External Format Load Options

This section contains a list of the bulk load options that are supported in the WITH clause for the CREATE EXTERNAL FORMAT command:

See also LOAD TABLE Options and WITH ADVANCED in CREATE EXTERNAL STORAGE.

These options are a subset of the options supported by the ybload client tool and in general have the same function. See "ybload Field Options" in the main Yellowbrick documentation.

Note: Unlike their ybload client counterparts, these options do not have leading -- characters, and they use underscores instead of hyphens (-) in their names. For example, trim_white is equivalent to --trim-white.

Conventions

Values for load options specified in SQL statements follow these conventions:

  • Numeric values, including year values, require quotes. For example:
y2base '1990'
  • Boolean values do not require quotes:
trim_white true
  • Strings require quotes:
delimiter '|'
  • JSON formatting: use single quotes (if embedded single quotes appear inside the JSON, escape them):
'{json text}'

CREATE EXTERNAL FORMAT Options

The WITH clause in the CREATE EXTERNAL FORMAT statement supports flat file record format options and field-parsing options. These options are listed alphabetically.

comment_char ASCII_CHARACTER

Define the comment character that is used in source files. The default value is the pound sign (#). The value must be a single ASCII character or a valid escape sequence. If skip_comment_lines is set, commented rows in the source file are skipped, not rejected. The comment character may be a single-byte or multi-byte character.

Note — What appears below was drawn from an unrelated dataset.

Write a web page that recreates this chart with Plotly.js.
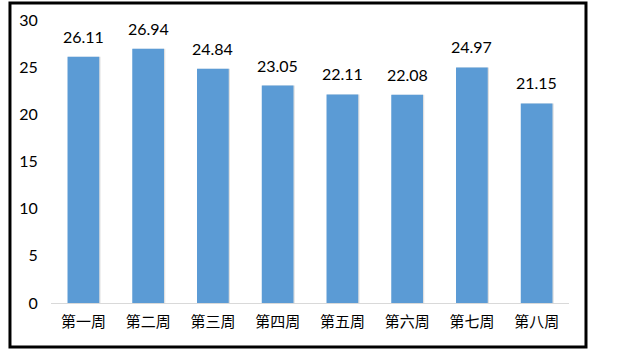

convert_ascii_control true | false

Allow the caret control ASCII character ^@ to be parsed as a single-byte representation of null within a character string. The default is false.

convert_c_escape true | false

Convert (or do not convert) C-style escape sequences when they appear in CHAR and VARCHAR fields. For example, the two-character sequence \t can be converted into a single tab character (0x09) or it can be loaded unchanged.

This option does not apply to fields with data types other than CHAR and VARCHAR. For example, in an INTEGER field, the value 4\x35, where \x3 is the C-style escape sequence for the number 5, returns an error: '\' is invalid digit. (However, the ybsql \copy command will convert C-style escape sequences in all fields.)

If type text is used, convert_c_escape true is the default behavior. If type csv or type bcp is used, convert_c_escape false is the default.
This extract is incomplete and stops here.